Здесь все вроде бы хорошо – кроме, разве, того, что слушательница заведомо обманывается – и обманываться рада. Но дело не в моральной стороне дела (дескать, обманывать нехорошо – в искусстве почему бы нет?), а в теоретической. Толстому-семиотику, и нам вместе с ним, хочется исходить из того, что коммуникация основана на тождестве отправляемого и получаемого сообщений. А тут разыгрывается вопиющий когнитивный диссонанс: герой (а с ним и Бабель – теоретик искусства) радостно демонстрирует иерархическое различие между доверчивой читательницей и манипулятором-сочинителем.
Согласны ли мы принять это принципиальное неравенство или еще раз попытаемся отстоять – хоть на каком-то уровне – то идеальное соответствие между отправителем и получателем, которое интуитивно кажется необходимой предпосылкой удачной коммуникации?
Начнем с существенной разницы, для искусства особенно релевантной, между отправителем, который активно владеет кодом общения, и получателем, которому достаточно пассивного владения. Ну, в естественном языке отправитель и получатель, как правило, меняются ролями, так что в общем случае они равноправны.
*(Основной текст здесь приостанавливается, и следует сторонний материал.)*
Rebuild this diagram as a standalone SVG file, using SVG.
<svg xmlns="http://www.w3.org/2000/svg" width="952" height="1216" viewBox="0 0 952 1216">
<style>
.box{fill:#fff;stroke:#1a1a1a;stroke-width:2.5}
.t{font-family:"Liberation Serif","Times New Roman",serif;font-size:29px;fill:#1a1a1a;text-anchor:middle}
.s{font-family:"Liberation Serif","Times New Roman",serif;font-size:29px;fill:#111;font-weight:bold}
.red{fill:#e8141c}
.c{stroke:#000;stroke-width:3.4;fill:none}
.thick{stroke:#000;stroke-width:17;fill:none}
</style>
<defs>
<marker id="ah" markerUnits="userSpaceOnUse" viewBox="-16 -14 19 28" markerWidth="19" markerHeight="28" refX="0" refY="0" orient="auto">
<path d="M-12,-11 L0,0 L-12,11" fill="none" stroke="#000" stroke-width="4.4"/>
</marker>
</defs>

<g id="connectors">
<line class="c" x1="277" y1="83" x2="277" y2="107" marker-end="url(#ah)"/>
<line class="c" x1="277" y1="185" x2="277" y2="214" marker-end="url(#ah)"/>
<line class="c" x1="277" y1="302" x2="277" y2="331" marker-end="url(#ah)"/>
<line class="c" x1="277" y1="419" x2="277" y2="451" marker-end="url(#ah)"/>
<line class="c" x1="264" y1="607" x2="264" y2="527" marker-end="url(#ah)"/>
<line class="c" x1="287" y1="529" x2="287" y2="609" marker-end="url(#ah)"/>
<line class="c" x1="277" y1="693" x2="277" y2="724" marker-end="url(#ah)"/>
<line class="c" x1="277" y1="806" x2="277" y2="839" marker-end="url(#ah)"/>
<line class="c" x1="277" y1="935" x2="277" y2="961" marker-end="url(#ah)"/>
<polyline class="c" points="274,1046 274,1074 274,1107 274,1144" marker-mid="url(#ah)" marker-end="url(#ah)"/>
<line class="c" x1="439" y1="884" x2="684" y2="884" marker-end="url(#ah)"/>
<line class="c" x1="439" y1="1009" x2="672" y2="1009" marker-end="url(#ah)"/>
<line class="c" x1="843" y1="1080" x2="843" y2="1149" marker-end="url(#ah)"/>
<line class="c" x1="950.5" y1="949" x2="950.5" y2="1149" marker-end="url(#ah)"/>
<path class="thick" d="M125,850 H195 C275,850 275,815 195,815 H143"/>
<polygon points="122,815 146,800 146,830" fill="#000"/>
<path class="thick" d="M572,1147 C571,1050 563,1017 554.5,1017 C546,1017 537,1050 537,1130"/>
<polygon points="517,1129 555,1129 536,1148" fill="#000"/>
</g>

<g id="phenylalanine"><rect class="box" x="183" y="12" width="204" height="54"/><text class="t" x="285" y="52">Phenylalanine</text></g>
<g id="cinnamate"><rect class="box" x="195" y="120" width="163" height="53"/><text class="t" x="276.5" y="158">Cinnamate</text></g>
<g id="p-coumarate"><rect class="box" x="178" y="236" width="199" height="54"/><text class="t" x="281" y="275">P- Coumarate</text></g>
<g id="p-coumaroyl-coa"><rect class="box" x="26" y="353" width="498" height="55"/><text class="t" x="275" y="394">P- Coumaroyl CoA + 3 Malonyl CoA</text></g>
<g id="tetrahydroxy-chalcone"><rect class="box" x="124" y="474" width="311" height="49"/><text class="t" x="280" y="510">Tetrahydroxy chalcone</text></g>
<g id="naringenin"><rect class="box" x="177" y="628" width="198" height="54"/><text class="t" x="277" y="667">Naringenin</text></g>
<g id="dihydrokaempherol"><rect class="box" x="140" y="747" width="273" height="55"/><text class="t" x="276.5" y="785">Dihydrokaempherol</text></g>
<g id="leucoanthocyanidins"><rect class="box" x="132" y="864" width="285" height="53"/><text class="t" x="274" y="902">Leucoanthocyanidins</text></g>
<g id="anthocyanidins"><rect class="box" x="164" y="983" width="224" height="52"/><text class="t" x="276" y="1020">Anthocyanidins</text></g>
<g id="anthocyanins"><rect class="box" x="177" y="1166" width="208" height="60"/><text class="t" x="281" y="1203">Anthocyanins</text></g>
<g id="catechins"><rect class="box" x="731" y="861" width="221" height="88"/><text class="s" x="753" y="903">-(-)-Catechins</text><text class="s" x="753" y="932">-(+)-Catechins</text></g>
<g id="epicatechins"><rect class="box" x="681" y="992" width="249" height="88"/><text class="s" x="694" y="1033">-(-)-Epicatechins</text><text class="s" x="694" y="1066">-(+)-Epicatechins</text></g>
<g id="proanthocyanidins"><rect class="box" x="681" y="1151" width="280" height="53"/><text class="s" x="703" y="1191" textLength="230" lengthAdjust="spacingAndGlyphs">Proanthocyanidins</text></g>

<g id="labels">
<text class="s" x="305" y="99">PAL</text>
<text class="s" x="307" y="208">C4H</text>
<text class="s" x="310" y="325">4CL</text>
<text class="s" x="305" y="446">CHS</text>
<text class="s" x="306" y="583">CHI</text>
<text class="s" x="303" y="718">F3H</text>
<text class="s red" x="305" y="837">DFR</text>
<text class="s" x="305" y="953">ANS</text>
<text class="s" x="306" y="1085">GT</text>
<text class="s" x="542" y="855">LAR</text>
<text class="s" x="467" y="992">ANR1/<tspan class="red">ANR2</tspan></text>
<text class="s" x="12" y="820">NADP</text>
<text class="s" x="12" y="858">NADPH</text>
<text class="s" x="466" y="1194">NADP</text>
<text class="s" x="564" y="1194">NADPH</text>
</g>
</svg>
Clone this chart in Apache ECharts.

В литературе же писатель активно творит, передает некие чувства, а читатель лишь пассивно воспринимает передаваемое. Неравенство несомненно, но оно не беспредельно: в противном случае читатель не «прочтет» сообщение, не заразится передаваемыми чувствами, не станет их переживать – и художественная коммуникация не сработает. А в «Справке» заражение бесспорно происходит! Так нельзя ли сформулировать «передаваемые чувства» как-то так, чтобы отразить этот феномен общности?
4. Обратимся к моим впечатлениям от трифоновского рассказа. Он мне не просто понравился, а вызвал ощущение какой-то веселящей подлинности, восхищенного узнавания, захватывающего желания приобщиться – некой белой зависти. В чем же в точности состояло это чувство? Чему именно я позавидовал? К чему мне захотелось приобщиться?
Явно не к тому, что я выписал выше в виде краткого содержания рассказа: не к повторным поездкам в Италию, не к критике былого гурманского опыта и даже не к постановке более общей проблемы пересмотра ценностей. Вопрос о том, не переписать ли себя и свои сочинения в свете некой новой «правды», никогда не стоял передо мной так остро, как он в определенный момент встал перед Трифоновым. Обаяние рассказа было скорее связано с тем, как перипетии фактической «правды/неправды» вовлекаются в общую нарративную игру с подлинностью, пропитавшую текст и вызвавшую радость узнавания. Трифонов-рассказчик одновременно стремится к правде и отступается от нее – с не менее блистательной амбивалентностью, чем юный герой «Справки».
С одной стороны, в рассказе систематически подчеркивается разница между «тогда» и «теперь»: между «тогдашним я» – молодым, бедным, впечатлительным и беззаботным, и «я теперешним» – постаревшим, преуспевшим, но вялым и безразличным.
Тогда мне было тридцать пять, я бегал, прыгал, играл в теннис, страстно курил, мог работать ночами, теперь мне пятьдесят три, я не бегаю, не прыгаю, не играю в теннис, не курю и не могу работать ночами <…>
Тогда я был нищ, скуп, по городу ходил пешком, жалея тратить лиры на автобус <…> утром вскакивал бодрый, как пионер, на витрины книжных магазинов смотрел со жгучей тоской; теперь могу купить любую книгу, ходить пешком мне скучно и утомительно <…> я всегда куда-то спешу и езжу на такси <…>.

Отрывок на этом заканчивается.